» **TASK TO CARRY OUT**
Reproduce all lines of the listing below in which the word "React" occurs.

» **ENTRIES PROVIDED**
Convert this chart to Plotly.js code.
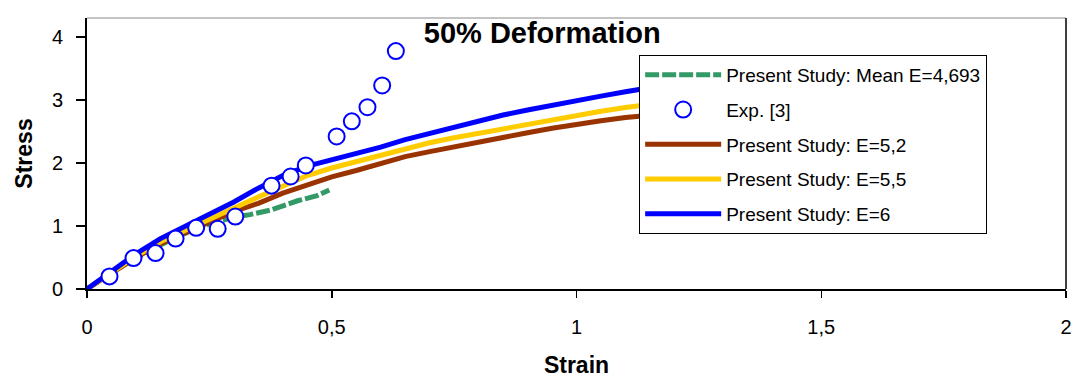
<!DOCTYPE html>
<html>
<head>
<meta charset="utf-8">
<script src="https://cdn.plot.ly/plotly-3.0.1.min.js"></script>
<style>html,body{margin:0;padding:0;background:#fff;}#chart{width:1075px;height:385px;}</style>
</head>
<body>
<div id="chart"></div>
<script>
// Strain grid for model curves
const strainModel = [0, 0.05, 0.1, 0.15, 0.2, 0.25, 0.3, 0.35, 0.4, 0.45, 0.5, 0.55, 0.6, 0.65, 0.7, 0.75, 0.8, 0.85, 0.9, 0.95, 1.0, 1.05, 1.1, 1.14];
const stressE6  = [0, 0.29, 0.56, 0.80, 0.99, 1.18, 1.38, 1.60, 1.80, 1.95, 2.05, 2.14, 2.25, 2.37, 2.47, 2.57, 2.67, 2.76, 2.84, 2.92, 2.99, 3.06, 3.13, 3.18];
const stressE55 = [0, 0.27, 0.52, 0.75, 0.93, 1.10, 1.30, 1.46, 1.63, 1.80, 1.92, 2.02, 2.12, 2.23, 2.32, 2.40, 2.47, 2.55, 2.63, 2.70, 2.76, 2.82, 2.88, 2.92];
const stressE52 = [0, 0.26, 0.50, 0.72, 0.90, 1.06, 1.23, 1.36, 1.52, 1.66, 1.78, 1.88, 1.99, 2.10, 2.18, 2.26, 2.32, 2.40, 2.48, 2.55, 2.62, 2.67, 2.72, 2.75];

// Mean E curve
const strainMean = [0, 0.05, 0.1, 0.15, 0.2, 0.25, 0.3, 0.333, 0.374, 0.43, 0.47, 0.495];
const stressMean = [0, 0.26, 0.49, 0.70, 0.88, 1.03, 1.14, 1.18, 1.25, 1.40, 1.48, 1.57];

// Experimental points Exp. [3]
const strainExp = [0.046, 0.095, 0.140, 0.181, 0.223, 0.267, 0.303, 0.377, 0.416, 0.447, 0.510, 0.541, 0.573, 0.603, 0.631];
const stressExp = [0.20, 0.49, 0.57, 0.80, 0.97, 0.955, 1.15, 1.64, 1.785, 1.96, 2.42, 2.66, 2.885, 3.23, 3.775];

const names = {
  mean: "Present Study: Mean E=4,693",
  exp: "Exp. [3]",
  e52: "Present Study: E=5,2",
  e55: "Present Study: E=5,5",
  e6: "Present Study: E=6"
};
const xTickVals = [0, 0.5, 1, 1.5, 2];
const xTickText = ["0", "0,5", "1", "1,5", "2"];
const yTickVals = [0, 1, 2, 3, 4];

const traces = [
  {x: strainMean, y: stressMean, name: names.mean, mode: "lines", legendgroup: "a", legendrank: 1,
   line: {color: "#339966", width: 5, dash: "14px,3px"}},
  {x: strainModel, y: stressE52, name: names.e52, mode: "lines", legendgroup: "c", legendrank: 3,
   line: {color: "#993300", width: 5}},
  {x: strainModel, y: stressE55, name: names.e55, mode: "lines", legendgroup: "d", legendrank: 4,
   line: {color: "#FFCC00", width: 5}},
  {x: strainModel, y: stressE6, name: names.e6, mode: "lines", legendgroup: "e", legendrank: 5,
   line: {color: "#0000FF", width: 5}},
  {x: strainExp, y: stressExp, name: names.exp, mode: "markers", legendgroup: "b", legendrank: 2,
   marker: {symbol: "circle", size: 16, color: "#FFFFFF", line: {color: "#0000FF", width: 2}}}
];

const font = "Arial, 'Liberation Sans', sans-serif";
const layout = {
  width: 1075, height: 385,
  margin: {l: 87, r: 9, t: 18, b: 96, pad: 0},
  paper_bgcolor: "#fff", plot_bgcolor: "#fff",
  font: {family: font, color: "#000"},
  separators: ",.",
  title: {text: "<b>50% Deformation</b>", font: {family: font, size: 29, color: "#000"},
          x: 0.465, xanchor: "center", xref: "paper", y: 0.914, yanchor: "middle", yref: "container"},
  xaxis: {range: [0, 2], tickvals: xTickVals, ticktext: xTickText, ticks: "outside", ticklen: 7, tickwidth: 1.5,
          tickcolor: "#000", showline: true, linecolor: "#000", linewidth: 2, showgrid: false, zeroline: false,
          tickfont: {family: font, size: 20, color: "#000"}, ticklabelstandoff: 12,
          title: {text: "<b>Strain</b>", font: {family: font, size: 23, color: "#000"}, standoff: 20}},
  yaxis: {range: [0, 4.3], tickvals: yTickVals, ticks: "outside", ticklen: 9, tickwidth: 1.5,
          tickcolor: "#000", showline: true, linecolor: "#000", linewidth: 2, showgrid: false, zeroline: false,
          tickfont: {family: font, size: 20, color: "#000"}, ticklabelstandoff: 9,
          title: {text: "<b>Stress</b>", font: {family: font, size: 23, color: "#000"}, standoff: 13}},
  legend: {x: 0.564, y: 0.8635, xanchor: "left", yanchor: "top", bgcolor: "#fff", bordercolor: "#000", borderwidth: 1,
           font: {family: font, size: 19, color: "#000"}, tracegroupgap: 7, itemwidth: 76},
  shapes: [
    {type: "line", xref: "paper", yref: "paper", x0: 0, x1: 1, y0: 1, y1: 1, line: {color: "#888", width: 1}},
    {type: "line", xref: "paper", yref: "paper", x0: 1, x1: 1, y0: 0, y1: 1, line: {color: "#000", width: 1.5}}
  ],
  showlegend: true
};

Plotly.newPlot("chart", traces, layout, {displayModeBar: false, staticPlot: true});
</script>
</body>
</html>
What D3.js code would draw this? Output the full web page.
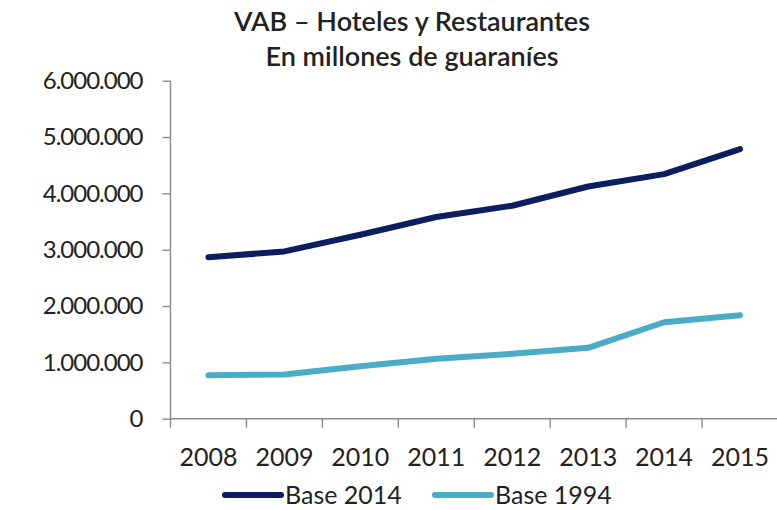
<!DOCTYPE html>
<html>
<head>
<meta charset="utf-8">
<script src="https://cdn.jsdelivr.net/npm/d3@7"></script>
<style>
  html, body { margin: 0; padding: 0; background: #ffffff; }
  svg { display: block; }
  text { font-family: Lato, "Open Sans", sans-serif; fill: #222; }
</style>
</head>
<body>
<svg id="chart" width="777" height="510"></svg>
<script>
const years = ["2008", "2009", "2010", "2011", "2012", "2013", "2014", "2015"];
const base2014 = [2864000, 2970000, 3266000, 3580000, 3780000, 4122000, 4341000, 4784000];
const base1994 = [773000, 785000, 932000, 1063000, 1152000, 1258000, 1712000, 1836000];
const seriesNames = ["Base 2014", "Base 1994"];
const seriesColors = ["#0b1f5e", "#4bacc6"];
const yTicks = [0, 1000000, 2000000, 3000000, 4000000, 5000000, 6000000];
const titleLines = ["VAB – Hoteles y Restaurantes", "En millones de guaraníes"];

(function () {
const svg = d3.select("#chart");
const mLeft = 170.5, mRight = 778, mTop = 80.7, mBottom = 418.7;

const x = d3.scaleBand().domain(years).range([mLeft, mRight]).padding(0);
const y = d3.scaleLinear().domain([0, 6000000]).range([mBottom, mTop]);

const fmt = v => v === 0 ? "0" : d3.format(",")(v).replace(/,/g, ".");

// Y axis
const yAxis = svg.append("g")
  .attr("transform", `translate(${mLeft},0)`)
  .call(d3.axisLeft(y).tickValues(yTicks).tickSize(8).tickPadding(20).tickFormat(fmt));
yAxis.selectAll("path, line").attr("stroke", "#8c8c8c").attr("stroke-width", 1.4);
yAxis.select(".domain").attr("d", `M0,${mTop}V${mBottom}`);
yAxis.selectAll("text").attr("font-size", 24).attr("fill", "#222")
  .attr("font-family", "Lato, sans-serif").attr("letter-spacing", "-1px");

// X axis
const xAxis = svg.append("g")
  .attr("transform", `translate(0,${mBottom})`)
  .call(d3.axisBottom(x).tickSize(0).tickPadding(30));
xAxis.select(".domain").attr("d", `M${mLeft},0H${mRight}`).attr("stroke", "#8c8c8c").attr("stroke-width", 1.4);
xAxis.selectAll("text").attr("font-size", 25).attr("fill", "#222").attr("font-family", "Lato, sans-serif");
// tick marks at band boundaries
svg.append("g").selectAll("line")
  .data(years)
  .join("line")
  .attr("x1", d => x(d)).attr("x2", d => x(d))
  .attr("y1", mBottom).attr("y2", mBottom + 9)
  .attr("stroke", "#8c8c8c").attr("stroke-width", 1.4);

// Lines
const line = d3.line()
  .x((d, i) => x(years[i]) + x.bandwidth() / 2)
  .y(d => y(d));

[base2014, base1994].forEach((s, i) => {
  svg.append("path")
    .datum(s)
    .attr("fill", "none")
    .attr("stroke", seriesColors[i])
    .attr("stroke-width", 6)
    .attr("stroke-linecap", "round")
    .attr("stroke-linejoin", "round")
    .attr("d", line);
});

// Title
svg.append("g").selectAll("text")
  .data(titleLines)
  .join("text")
  .attr("x", 412)
  .attr("y", (d, i) => 31 + i * 35)
  .attr("text-anchor", "middle")
  .attr("font-size", 27)
  .attr("font-weight", 600)
  .attr("fill", "#1a1a1a")
  .text(d => d);

// Legend
const legendX = [225, 435];
const lg = svg.append("g");
seriesNames.forEach((n, i) => {
  lg.append("line")
    .attr("x1", legendX[i]).attr("x2", legendX[i] + 56)
    .attr("y1", 495).attr("y2", 495)
    .attr("stroke", seriesColors[i]).attr("stroke-width", 6)
    .attr("stroke-linecap", "round");
  lg.append("text")
    .attr("x", legendX[i] + 60).attr("y", 504)
    .attr("font-size", 25).attr("fill", "#222")
    .text(n);
});
})();
</script>
</body>
</html>
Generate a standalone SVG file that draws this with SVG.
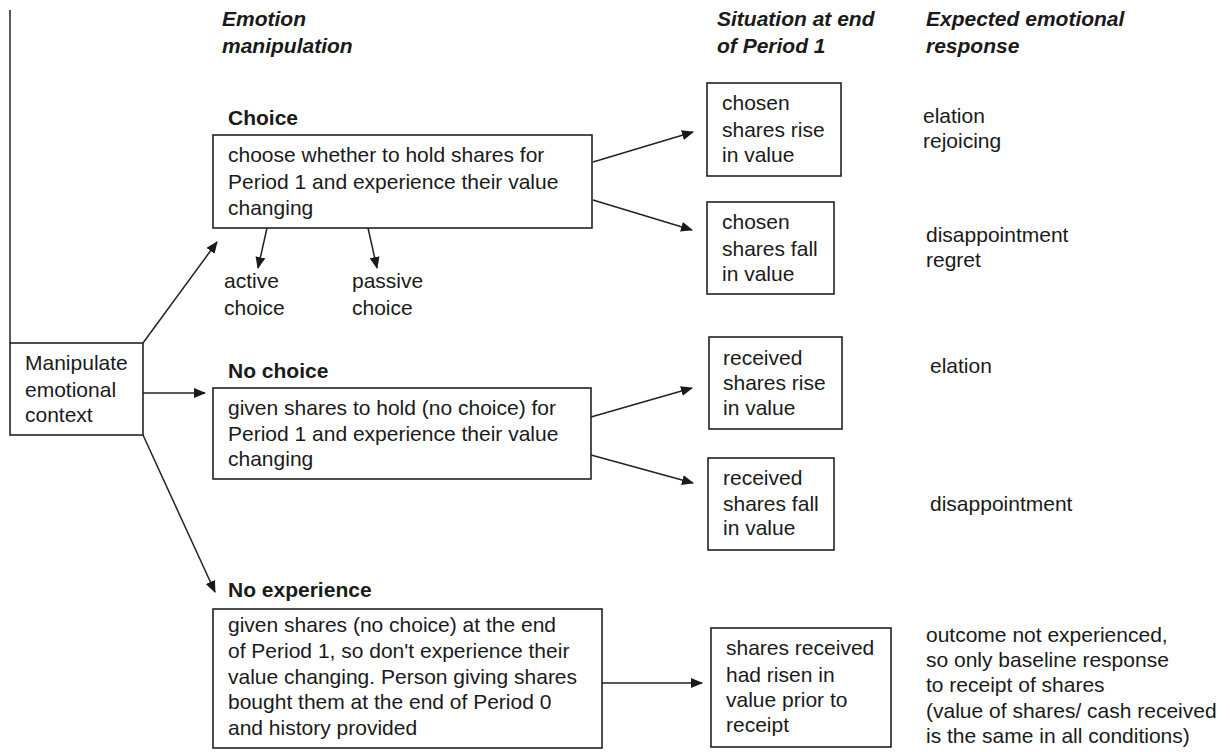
<svg xmlns="http://www.w3.org/2000/svg" width="1230" height="752" viewBox="0 0 1230 752">
<defs>
<marker id="ah" markerUnits="userSpaceOnUse" markerWidth="12" markerHeight="10" refX="11" refY="5" orient="auto">
<path d="M0,0 L12,5 L0,10 Z" fill="#1a1a1a"/>
</marker>
<style>
text{font-family:"Liberation Sans",Arial,sans-serif;font-size:21px;fill:#1a1a1a}
.hd{font-weight:bold;font-style:italic}
.bd{font-weight:bold}
.box{fill:#fff;stroke:#222;stroke-width:1.6}
.con{stroke:#222;stroke-width:1.5;fill:none}
.arr{stroke:#222;stroke-width:1.5;fill:none;marker-end:url(#ah)}
</style>
</defs>
<rect width="1230" height="752" fill="#fff"/>

<g id="headers">
<text class="hd" x="222" y="26">Emotion</text>
<text class="hd" x="222" y="53">manipulation</text>
<text class="hd" x="717" y="26">Situation at end</text>
<text class="hd" x="717" y="53">of Period 1</text>
<text class="hd" x="926" y="26">Expected emotional</text>
<text class="hd" x="926" y="53">response</text>
</g>

<g id="connectors">
<line class="con" x1="10" y1="10" x2="10" y2="343"/>
<line class="arr" x1="143" y1="343" x2="217" y2="242"/>
<line class="arr" x1="143" y1="393" x2="205" y2="393"/>
<line class="arr" x1="143" y1="435" x2="215" y2="592"/>
<line class="arr" x1="267" y1="228" x2="258" y2="268"/>
<line class="arr" x1="368" y1="228" x2="377" y2="268"/>
<line class="arr" x1="593" y1="162" x2="693" y2="132"/>
<line class="arr" x1="593" y1="200" x2="692" y2="230"/>
<line class="arr" x1="591" y1="417" x2="692" y2="388"/>
<line class="arr" x1="591" y1="455" x2="693" y2="483"/>
<line class="arr" x1="602" y1="683" x2="702" y2="683"/>
</g>

<g id="manipulate">
<rect class="box" x="10" y="343" width="133" height="92"/>
<text x="25" y="370">Manipulate</text>
<text x="25" y="397">emotional</text>
<text x="25" y="422">context</text>
</g>

<g id="choice">
<text class="bd" x="228" y="125">Choice</text>
<rect class="box" x="213" y="135" width="379" height="93"/>
<text x="228" y="162">choose whether to hold shares for</text>
<text x="228" y="189">Period 1 and experience their value</text>
<text x="228" y="215">changing</text>
</g>

<g id="active-choice">
<text x="224" y="288">active</text>
<text x="224" y="315">choice</text>
</g>

<g id="passive-choice">
<text x="352" y="288">passive</text>
<text x="352" y="315">choice</text>
</g>

<g id="no-choice">
<text class="bd" x="228" y="378">No choice</text>
<rect class="box" x="213" y="388" width="378" height="91"/>
<text x="228" y="415">given shares to hold (no choice) for</text>
<text x="228" y="441">Period 1 and experience their value</text>
<text x="228" y="466">changing</text>
</g>

<g id="no-experience">
<text class="bd" x="228" y="597">No experience</text>
<rect class="box" x="213" y="609" width="389" height="139"/>
<text x="228" y="632">given shares (no choice) at the end</text>
<text x="228" y="658">of Period 1, so don't experience their</text>
<text x="228" y="684">value changing. Person giving shares</text>
<text x="228" y="709">bought them at the end of Period 0</text>
<text x="228" y="735">and history provided</text>
</g>

<g id="chosen-rise">
<rect class="box" x="707" y="83" width="134" height="93"/>
<text x="722" y="110">chosen</text>
<text x="722" y="137">shares rise</text>
<text x="722" y="162">in value</text>
</g>

<g id="chosen-fall">
<rect class="box" x="707" y="202" width="127" height="92"/>
<text x="722" y="229">chosen</text>
<text x="722" y="256">shares fall</text>
<text x="722" y="281">in value</text>
</g>

<g id="received-rise">
<rect class="box" x="709" y="337" width="133" height="92"/>
<text x="723" y="365">received</text>
<text x="723" y="390">shares rise</text>
<text x="723" y="415">in value</text>
</g>

<g id="received-fall">
<rect class="box" x="708" y="458" width="126" height="92"/>
<text x="723" y="485">received</text>
<text x="723" y="511">shares fall</text>
<text x="723" y="535">in value</text>
</g>

<g id="shares-received">
<rect class="box" x="711" y="628" width="180" height="119"/>
<text x="726" y="655">shares received</text>
<text x="726" y="682">had risen in</text>
<text x="726" y="707">value prior to</text>
<text x="726" y="732">receipt</text>
</g>

<g id="responses">
<text x="923" y="123">elation</text>
<text x="923" y="148">rejoicing</text>
<text x="926" y="242">disappointment</text>
<text x="926" y="267">regret</text>
<text x="930" y="373">elation</text>
<text x="930" y="511">disappointment</text>
<text x="926" y="642">outcome not experienced,</text>
<text x="926" y="667">so only baseline response</text>
<text x="926" y="692">to receipt of shares</text>
<text x="926" y="718">(value of shares/ cash received</text>
<text x="926" y="743">is the same in all conditions)</text>
</g>
</svg>
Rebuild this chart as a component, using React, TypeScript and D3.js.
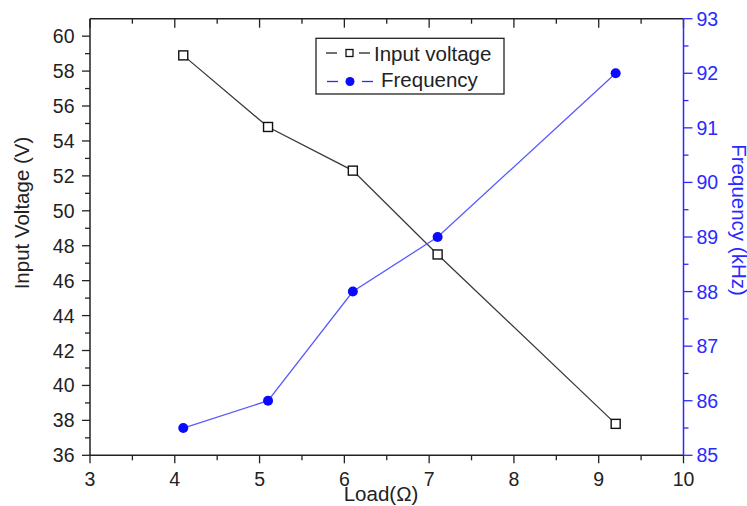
import React from "react";
import * as d3 from "d3";

const loads = [4.1, 5.1, 6.1, 7.1, 9.2];
const inputVoltage = [58.9, 54.8, 52.3, 47.5, 37.8];
const frequency = [85.5, 86.0, 88.0, 89.0, 92.0];
const xTicks = [3, 4, 5, 6, 7, 8, 9, 10];
const yLeftTicks = [36, 38, 40, 42, 44, 46, 48, 50, 52, 54, 56, 58, 60];
const yRightTicks = [85, 86, 87, 88, 89, 90, 91, 92, 93];

const W = 747;
const H = 506;
const L = 90, R = 683.5, T = 18.7, B = 455.3;
const FONT = "'Liberation Sans', Arial, sans-serif";
const BLUE = "#2a2aff";
const TICK_FS = 19.5;
const TITLE_FS = 20.5;

export default function App() {
  const x = d3.scaleLinear().domain([3, 10]).range([L, R]);
  const yL = d3.scaleLinear().domain([36, 61]).range([B, T]);
  const yR = d3.scaleLinear().domain([85, 93]).range([B, T]);

  const lineV = d3.line<number>().x((_, i) => x(loads[i])).y((d) => yL(d));
  const lineF = d3.line<number>().x((_, i) => x(loads[i])).y((d) => yR(d));

  const xMinor = d3.range(3.5, 10, 1);
  const yLMinor = d3.range(37, 61, 2);
  const yRMinor = d3.range(85.5, 93, 1);

  return (
    <svg width={W} height={H} style={{ position: "absolute", left: 0, top: 0, background: "#fff" }}>
      <rect x={0} y={0} width={W} height={H} fill="#fff" />
      <line x1={L} x2={R} y1={T} y2={T} stroke="#222" strokeWidth={1.5} />
      <line x1={L} x2={R} y1={B} y2={B} stroke="#222" strokeWidth={1.5} />
      <line x1={L} x2={L} y1={T} y2={B} stroke="#222" strokeWidth={1.5} />
      {xTicks.map((t) => (
        <g key={"xb" + t}>
          <line x1={x(t)} x2={x(t)} y1={B} y2={B + 8} stroke="#222" strokeWidth={1.3} />
          <line x1={x(t)} x2={x(t)} y1={T} y2={T + 9} stroke="#222" strokeWidth={1.3} />
          <text x={x(t)} y={B + 30.7} textAnchor="middle" fontFamily={FONT} fontSize={TICK_FS} fill="#222">
            {t}
          </text>
        </g>
      ))}
      {xMinor.map((t) => (
        <g key={"xm" + t}>
          <line x1={x(t)} x2={x(t)} y1={B} y2={B + 5} stroke="#222" strokeWidth={1.3} />
          <line x1={x(t)} x2={x(t)} y1={T} y2={T + 5} stroke="#222" strokeWidth={1.3} />
        </g>
      ))}
      {yLeftTicks.map((t) => (
        <g key={"yl" + t}>
          <line x1={L - 8} x2={L} y1={yL(t)} y2={yL(t)} stroke="#222" strokeWidth={1.3} />
          <text x={L - 15.5} y={yL(t) + 7} textAnchor="end" fontFamily={FONT} fontSize={TICK_FS} fill="#222">
            {t}
          </text>
        </g>
      ))}
      {yLMinor.map((t) => (
        <line key={"ylm" + t} x1={L - 5} x2={L} y1={yL(t)} y2={yL(t)} stroke="#222" strokeWidth={1.3} />
      ))}
      <line x1={R} x2={R} y1={T} y2={B} stroke={BLUE} strokeWidth={1.5} />
      {yRightTicks.map((t) => (
        <g key={"yr" + t}>
          <line x1={R} x2={R + 9} y1={yR(t)} y2={yR(t)} stroke={BLUE} strokeWidth={1.3} />
          <text x={R + 13} y={yR(t) + 7} textAnchor="start" fontFamily={FONT} fontSize={TICK_FS} fill={BLUE}>
            {t}
          </text>
        </g>
      ))}
      {yRMinor.map((t) => (
        <line key={"yrm" + t} x1={R} x2={R + 5} y1={yR(t)} y2={yR(t)} stroke={BLUE} strokeWidth={1.3} />
      ))}
      <text
        transform={`translate(29, 213) rotate(-90)`}
        textAnchor="middle"
        fontFamily={FONT}
        fontSize={TITLE_FS}
        fill="#222"
      >
        Input Voltage (V)
      </text>
      <text
        transform={`translate(732, 220) rotate(90)`}
        textAnchor="middle"
        fontFamily={FONT}
        fontSize={TITLE_FS}
        fill={BLUE}
      >
        Frequency (kHz)
      </text>
      <text x={381} y={501} textAnchor="middle" fontFamily={FONT} fontSize={TITLE_FS} fill="#222">
        Load(Ω)
      </text>
      <path d={lineV(inputVoltage) || ""} fill="none" stroke="#3a3a3a" strokeWidth={1.3} />
      <path d={lineF(frequency) || ""} fill="none" stroke="#5a5aff" strokeWidth={1.3} />
      {inputVoltage.map((v, i) => (
        <rect
          key={"sq" + i}
          x={x(loads[i]) - 4.5}
          y={yL(v) - 4.5}
          width={9}
          height={9}
          fill="#fff"
          stroke="#111"
          strokeWidth={1.4}
        />
      ))}
      {frequency.map((v, i) => (
        <circle key={"c" + i} cx={x(loads[i])} cy={yR(v)} r={5} fill="#0a0aff" />
      ))}
      <rect x={316} y={38.3} width={188} height={55.7} fill="#fff" stroke="#222" strokeWidth={1.3} />
      <line x1={326} x2={337} y1={53} y2={53} stroke="#222" strokeWidth={1.3} />
      <rect x={346} y={49.5} width={7} height={7} fill="#fff" stroke="#111" strokeWidth={1.3} />
      <line x1={359} x2={370} y1={53} y2={53} stroke="#222" strokeWidth={1.3} />
      <text x={374} y={60.7} fontFamily={FONT} fontSize={TITLE_FS} fill="#222">
        Input voltage
      </text>
      <line x1={327} x2={338} y1={81.5} y2={81.5} stroke={BLUE} strokeWidth={1.3} />
      <circle cx={350} cy={81.5} r={4.5} fill="#0a0aff" />
      <line x1={362} x2={373} y1={81.5} y2={81.5} stroke={BLUE} strokeWidth={1.3} />
      <text x={381} y={86.7} fontFamily={FONT} fontSize={TITLE_FS} fill="#222">
        Frequency
      </text>
    </svg>
  );
}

» **SOLUTION TO THIS TASK**
Rebuild this chart as a component, using React, TypeScript and D3.js.
import React from "react";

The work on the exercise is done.